Por Jaime Septién

He tenido, a lo largo de mi vida, una rara fortuna: que tres de mis grandes maestros hayan terminado siendo cercanos y entrañables. En orden de aparición —que no de importancia— los nombro: Paco Prieto, monseñor Mario De Gasperín y Gabriel Zaid.

Paco fue profesor admirado en la Universidad Iberoamericana. Novelista y ensayista además de conferencista fuera de serie, me introdujo en la literatura, el periodismo y la historia. Somos compadres y mi admiración por él crece cada día. Tuve el honor de hacer su semblanza en el libro Toma y lee, al que me invitó a colaborar mi querido Mauricio Sanders.

De don Mario he escrito una biografía (¿Qué hay por el mundo?) en la que dejo en claro que ha sido para mí un padre espiritual y un sabio que, como todos los sabios, salva con su ejemplo, con su palabra y con su sentido del humor. Salvó mi matrimonio, le dio rumbo a mi familia, a nuestro apostolado en los medios y a mi vida espiritual, maltrecha por los años locos de la juventud.

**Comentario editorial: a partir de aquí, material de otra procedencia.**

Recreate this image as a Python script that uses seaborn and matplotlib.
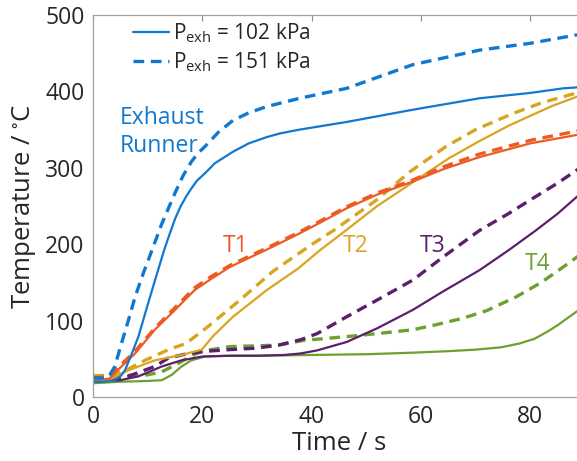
import numpy as np
import pandas as pd
import matplotlib
matplotlib.use("Agg")
import matplotlib.pyplot as plt
from matplotlib.lines import Line2D
import seaborn as sns

# ---------------- data ----------------
t_exh_102 = [0, 2, 4, 5, 5.85, 7, 8.3, 10.1, 11.9, 13, 14, 15, 16, 17, 18, 19, 20.5, 22.3, 25.6, 28.5, 31.7, 34.2, 37.8, 46.4, 58.5, 70.7, 80, 86, 90]
v_exh_102 = [20, 20, 22, 27, 35, 55, 79, 123, 166, 192, 213, 233, 249, 262, 273, 283, 293, 306, 321, 332, 340, 345, 350, 360, 376, 391, 398, 404, 406]

t_exh_151 = [0, 2, 3, 4, 5.2, 6.5, 7.7, 9.2, 10.1, 12.6, 15, 16.5, 18, 19.2, 20.5, 23, 25.6, 28.5, 31.7, 37.8, 46.4, 58.5, 70.7, 80, 88.5, 90]
v_exh_151 = [25, 25, 28, 40, 70, 101, 131, 162, 179, 227, 267, 290, 308, 319, 328, 347, 362, 372, 380, 391, 404, 435, 454, 463, 474, 476]

t_t1_102 = [0, 3, 4.5, 7.7, 11.3, 15, 18.6, 21.7, 25, 28.5, 31.8, 37.2, 41.5, 46.4, 52, 58.5, 64, 70.7, 80, 88.5, 90]
v_t1_102 = [22, 24, 35, 57, 88, 114, 140, 155, 170, 182, 193, 212, 228, 247, 265, 282, 298, 314, 332, 343, 346]

t_t1_151 = [0, 3, 4.5, 7.7, 11.3, 15, 18.6, 21.7, 25, 28.5, 31.8, 37.2, 41.5, 46.4, 52, 58.5, 64, 70.7, 80, 88.5, 90]
v_t1_151 = [25, 27, 38, 60, 90, 117, 143, 158, 172, 184, 195, 214, 230, 249, 267, 284, 301, 318, 336, 348, 351]

t_t2_102 = [0, 2.8, 6.5, 11.3, 16.2, 19.9, 22, 25.6, 31.8, 37.5, 41.5, 45.7, 52, 58.5, 65, 70.7, 76, 80, 84, 88.5, 90]
v_t2_102 = [22, 22, 35, 48, 55, 62, 80, 105, 140, 168, 192, 215, 250, 281, 312, 335, 355, 368, 381, 393, 397]

t_t2_151 = [0, 3, 6, 9.5, 13.8, 17, 21, 26.9, 33, 40.3, 44, 51.9, 58, 64.6, 70, 76.8, 82, 88.5, 90]
v_t2_151 = [28, 28, 35, 48, 62, 70, 92, 127, 165, 201, 218, 258, 295, 328, 350, 371, 385, 398, 401]

t_t3_102 = [0, 5, 8.3, 12.6, 16.2, 20, 25, 30, 35, 38, 41, 46.4, 52, 58.5, 64, 70.7, 76, 81, 85, 88.5, 90]
v_t3_102 = [20, 22, 27, 40, 48, 53, 54, 54, 55, 57, 61, 72, 90, 114, 138, 166, 192, 218, 240, 262, 270]

t_t3_151 = [0, 4, 6.4, 11.3, 13.8, 17.4, 21, 25, 30, 34, 38, 41, 46.4, 52, 58.5, 64, 70.7, 76, 80, 85, 88.5, 90]
v_t3_151 = [22, 23, 27, 40, 51, 57, 60, 62, 64, 68, 75, 83, 105, 127, 153, 183, 218, 240, 258, 280, 297, 304]

t_t4_102 = [0, 5, 10, 12.6, 14.4, 16.2, 18, 20.5, 25, 30, 40, 50, 58.5, 65, 70, 74.6, 78, 80.7, 83, 85, 88.5, 90]
v_t4_102 = [18, 20, 21, 22, 29, 40, 48, 53, 54, 54, 55, 56, 58, 60, 62, 65, 70, 76, 85, 94, 112, 120]

t_t4_151 = [0, 5, 10, 12.6, 15.6, 18, 20, 25, 30, 34, 38.4, 46.4, 52, 58.5, 63, 67.6, 72, 77.4, 82, 85, 88.5, 90]
v_t4_151 = [28, 28, 29, 33, 44, 54, 60, 66, 67, 68, 74, 79, 83, 88, 95, 103, 113, 131, 150, 165, 183, 190]

locations = ["Exhaust Runner", "T1", "T2", "T3", "T4"]
pressures = ["102 kPa", "151 kPa"]
loc_colors = ["#1178D0", "#EE5A24", "#D9A521", "#5C1F6E", "#6BA130"]
label_texts = ["Exhaust\nRunner", "T1", "T2", "T3", "T4"]
label_t = [4.9, 26.1, 48.1, 62.2, 81.4]
label_v = [347, 198, 198, 198, 174]
xticks = [0, 20, 40, 60, 80]
yticks = [0, 100, 200, 300, 400, 500]

series = {
    ("Exhaust Runner", "102 kPa"): (t_exh_102, v_exh_102),
    ("Exhaust Runner", "151 kPa"): (t_exh_151, v_exh_151),
    ("T1", "102 kPa"): (t_t1_102, v_t1_102),
    ("T1", "151 kPa"): (t_t1_151, v_t1_151),
    ("T2", "102 kPa"): (t_t2_102, v_t2_102),
    ("T2", "151 kPa"): (t_t2_151, v_t2_151),
    ("T3", "102 kPa"): (t_t3_102, v_t3_102),
    ("T3", "151 kPa"): (t_t3_151, v_t3_151),
    ("T4", "102 kPa"): (t_t4_102, v_t4_102),
    ("T4", "151 kPa"): (t_t4_151, v_t4_151),
}
frames = []
for (loc, p), (tt, vv) in series.items():
    frames.append(pd.DataFrame({"Time": tt, "Temp": vv, "Location": loc, "Pressure": p}))
df = pd.concat(frames, ignore_index=True)

# ---------------- style ----------------
sns.set_theme(style="white")
FONT = "Open Sans"
plt.rcParams["font.family"] = [FONT, "DejaVu Sans"]
plt.rcParams["mathtext.fontset"] = "custom"
plt.rcParams["mathtext.rm"] = FONT
plt.rcParams["mathtext.it"] = FONT
plt.rcParams["mathtext.default"] = "regular"

W, H = 577, 461
fig = plt.figure(figsize=(W / 100, H / 100), dpi=100)
ax = fig.add_axes([93 / W, (H - 397) / H, (585 - 93) / W, (397 - 15) / H])

palette = dict(zip(locations, loc_colors))
dash_map = {"102 kPa": "", "151 kPa": (3.2, 2.0)}
size_map = {"102 kPa": 1.6, "151 kPa": 2.4}

sns.lineplot(data=df, x="Time", y="Temp", hue="Location", style="Pressure",
             size="Pressure", hue_order=locations[::-1], palette=palette,
             dashes=dash_map, sizes=size_map, estimator=None, sort=False,
             legend=False, ax=ax)

ax.set_xlim(0, 90)
ax.set_ylim(0, 500)
ax.set_xticks(xticks)
ax.set_yticks(yticks)
ax.set_xlabel("Time / s", fontsize=18.5, color="#262626", labelpad=1)
ax.set_ylabel("Temperature / $^{\\circ}$C", fontsize=18.5, color="#262626", labelpad=5)
ax.tick_params(axis="both", which="both", direction="in", length=4, width=0.8,
               color="#8c8c8c", labelsize=16.5, labelcolor="#262626",
               top=True, right=True, pad=6)
for s in ax.spines.values():
    s.set_color("#a0a0a0")
    s.set_linewidth(0.9)
    s.set_visible(True)

for txt, tx, ty, col in zip(label_texts, label_t, label_v, loc_colors):
    ax.text(tx, ty, txt, color=col, fontsize=16.5, ha="left" if "\n" in txt else "center",
            va="center", linespacing=1.2)

handles = [Line2D([], [], color=loc_colors[0], lw=size_map[p],
                  dashes=(dash_map[p] if dash_map[p] else (None, None)))
           for p in pressures]
labels = ["P$_{\\mathrm{exh}}$ = " + p for p in pressures]
leg = ax.legend(handles, labels, loc="upper left", bbox_to_anchor=(0.055, 1.015),
                frameon=False, fontsize=15, handlelength=1.75, handletextpad=0.2,
                labelspacing=0.25, borderaxespad=0.2)
for t in leg.get_texts():
    t.set_color("#262626")

fig.savefig("out.png", dpi=100)
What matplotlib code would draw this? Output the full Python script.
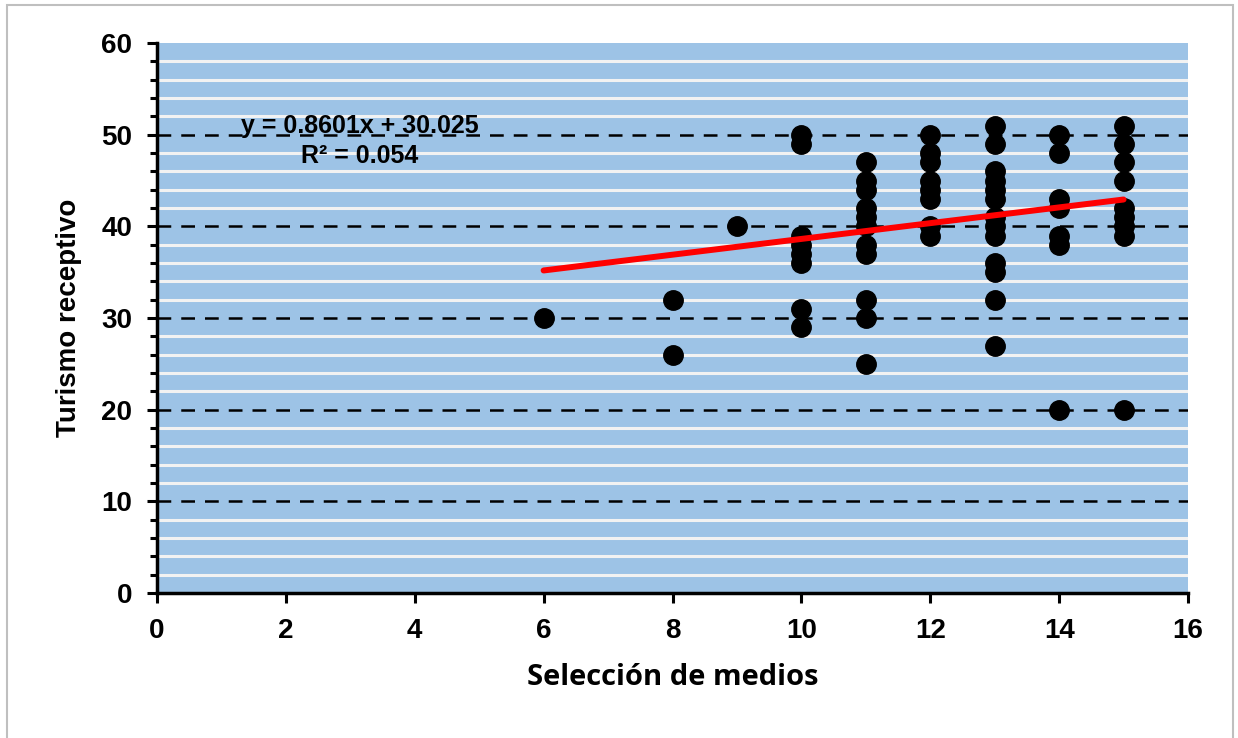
import numpy as np
import matplotlib
matplotlib.use('Agg')
from matplotlib import pyplot as plt
from matplotlib.patches import Rectangle
from matplotlib.ticker import MultipleLocator

# data (overlapping points only appear once)
x6 = [6]
y6 = [30]
x8 = [8, 8]
y8 = [32, 26]
x9 = [9]
y9 = [40]
x10 = [10] * 8
y10 = [50, 49, 39, 38, 37, 36, 31, 29]
x11 = [11] * 11
y11 = [47, 45, 44, 42, 41, 40, 38, 37, 32, 30, 25]
x12 = [12] * 8
y12 = [50, 48, 47, 45, 44, 43, 40, 39]
x13 = [13] * 13
y13 = [51, 49, 46, 45, 44, 43, 41, 40, 39, 36, 35, 32, 27]
x14 = [14] * 7
y14 = [50, 48, 43, 42, 39, 38, 20]
x15 = [15] * 9
y15 = [51, 49, 47, 45, 42, 41, 40, 39, 20]

slope = 0.8601
intercept = 30.025
r2 = 0.054

xs = x6 + x8 + x9 + x10 + x11 + x12 + x13 + x14 + x15
ys = y6 + y8 + y9 + y10 + y11 + y12 + y13 + y14 + y15

fig = plt.figure(figsize=(12.38, 7.38), dpi=100)
fig.patches.append(Rectangle((0.006, -0.01), 0.99, 1.003, transform=fig.transFigure,
                             fill=False, edgecolor='#bfbfbf', linewidth=1.5))
ax = fig.add_axes([157/1238, 1-593/738, (1188-157)/1238, (593-43)/738])
ax.set_facecolor('#9dc3e6')

ax.set_xlim(0, 16)
ax.set_ylim(0, 60)
ax.xaxis.set_major_locator(MultipleLocator(2))
ax.yaxis.set_major_locator(MultipleLocator(10))
ax.yaxis.set_minor_locator(MultipleLocator(2))

ax.grid(which='minor', axis='y', color='#f2f2f2', linewidth=2.2, zorder=0)
for yv in range(10, 60, 10):
    ax.axhline(yv, color='black', linestyle=(0, (5.5, 4)), linewidth=1.8, zorder=1)
ax.set_axisbelow(True)

ax.plot(xs, ys, 'o', color='black', markersize=14, zorder=3)
xl = np.array([min(xs), max(xs)])
ax.plot(xl, slope * xl + intercept, color='red', linewidth=4.3, solid_capstyle='round', zorder=4)

ax.text(3.14, 49.3, 'y = 0.8601x + 30.025\nR² = %.3f' % r2, ha='center', va='center',
        fontsize=18, fontweight='bold', family='Liberation Sans', linespacing=1.3, zorder=5)

for s in ['top', 'right']:
    ax.spines[s].set_visible(False)
for s in ['left', 'bottom']:
    ax.spines[s].set_linewidth(2.5)

ax.tick_params(axis='both', which='major', direction='out', width=2.2, length=7, pad=11)
ax.tick_params(axis='y', which='minor', direction='out', width=2.2, length=5)
for lab in ax.get_xticklabels() + ax.get_yticklabels():
    lab.set_fontsize(20)
    lab.set_fontweight('bold')
    lab.set_family('Liberation Sans')

ax.set_xlabel('Selección de medios', fontsize=21, fontweight='bold', family='Open Sans', labelpad=14)
ax.set_ylabel('Turismo receptivo', fontsize=20, fontweight='bold', family='Liberation Sans', labelpad=14)

fig.savefig('out.png', dpi=100)
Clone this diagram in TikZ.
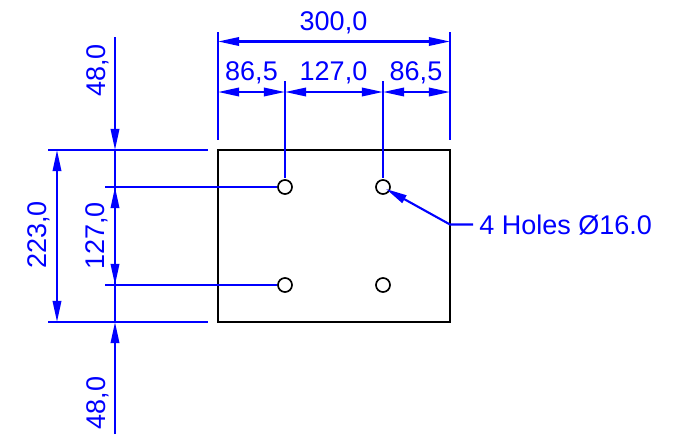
\documentclass[tikz,border=0pt]{standalone}
\usepackage{fontspec}
\setmainfont{Liberation Sans}
\usetikzlibrary{arrows.meta}

\begin{document}
\begin{tikzpicture}[x=0.025cm,y=-0.025cm,>={Triangle[length=15pt,width=6pt]},
  dim line/.style={blue,line width=1.5pt},
  dim label/.style={blue,inner sep=0pt,font=\fontsize{19.2}{21}\selectfont},
  hole/.style={circle,draw=black,fill=white,line width=1.2pt,minimum size=10pt,inner sep=0pt}]
  \useasboundingbox (0,0) rectangle (680,435);

  % plate and holes
  \node[draw=black,line width=1.2pt,minimum width=165pt,minimum height=122.3pt,inner sep=0pt] (plate) at (334,236) {};
  \node[hole] (h1) at (285,187) {};
  \node[hole] (h2) at (383,187) {};
  \node[hole] (h3) at (285,285) {};
  \node[hole] (h4) at (383,285) {};

  % end points
  \coordinate (a1) at (218,32);
  \coordinate (a2) at (218,140);
  \coordinate (b1) at (450,32);
  \coordinate (b2) at (450,140);
  \coordinate (c1) at (285,81);
  \coordinate (c2) at (285,178);
  \coordinate (d1) at (383,81);
  \coordinate (d2) at (383,178);
  \coordinate (e1) at (48,150);
  \coordinate (e2) at (208,150);
  \coordinate (f1) at (48,322);
  \coordinate (f2) at (208,322);
  \coordinate (g1) at (105,187);
  \coordinate (g2) at (277,187);
  \coordinate (k1) at (105,285);
  \coordinate (k2) at (277,285);
  \coordinate (m1) at (115,37);
  \coordinate (m2) at (115,150);
  \coordinate (n1) at (115,434);
  \coordinate (n2) at (115,322);
  \coordinate (p1) at (115,187);
  \coordinate (p2) at (115,285);
  \coordinate (q1) at (57,150);
  \coordinate (q2) at (57,322);
  \coordinate (r1) at (218,41.5);
  \coordinate (r2) at (450,41.5);
  \coordinate (s1) at (218,92);
  \coordinate (s2) at (285,92);
  \coordinate (s3) at (383,92);
  \coordinate (s4) at (450,92);
  \coordinate (t1) at (450,224.5);
  \coordinate (t2) at (473,224.5);
  \coordinate (t3) at (386,189);

  % labels
  \node[dim label] (w1) at (333.5,22.5) {300,0};
  \node[dim label] (w2) at (251.5,73) {86,5};
  \node[dim label] (w3) at (333.5,73) {127,0};
  \node[dim label] (w4) at (416,73) {86,5};
  \node[dim label,rotate=90] (v1) at (97.5,70.5) {48,0};
  \node[dim label,rotate=90] (v2) at (39,235) {223,0};
  \node[dim label,rotate=90] (v3) at (97,236) {127,0};
  \node[dim label,rotate=90] (v4) at (97.5,403) {48,0};
  \node[dim label,anchor=west] (note) at (479,225.5) {4 Holes Ø16.0};

  \draw[dim line] (a1) -- (a2);
  \draw[dim line] (b1) -- (b2);
  \draw[dim line] (c1) -- (c2);
  \draw[dim line] (d1) -- (d2);
  \draw[dim line] (e1) -- (e2);
  \draw[dim line] (f1) -- (f2);
  \draw[dim line] (g1) -- (g2);
  \draw[dim line] (k1) -- (k2);
  \draw[dim line] (m2) -- (n2);
  \draw[dim line,->] (m1) -- (m2);
  \draw[dim line,->] (n1) -- (n2);
  \draw[dim line,<->] (p1) -- (p2);
  \draw[dim line,<->] (q1) -- (q2);
  \draw[dim line,<->] (r1) -- (r2);
  \draw[dim line,<->] (s1) -- (s2);
  \draw[dim line,<->] (s2) -- (s3);
  \draw[dim line,<->] (s3) -- (s4);
  \draw[dim line,->] (t2) -- (t1) -- (t3);
\end{tikzpicture}
\end{document}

Al genio mexicano Gabriel Zaid lo he leído, releído, comentado, escrito sobre él y hace algunos años tengo el privilegio de gozar de su enorme capacidad de asombro. Acaba de cumplir 90 años. Letras Libres le dedicó un número especial. A él le debo la más bella de las dedicatorias que un periodista católico puede recibir: “A Jaime Septién, reportero de lo invisible…”.

Siguiendo a Borges diré: que otros se enorgullezcan de los triunfos que han tenido, yo lo hago de los maestros que me han dado amistad inteligente y espiritualidad esperanzada.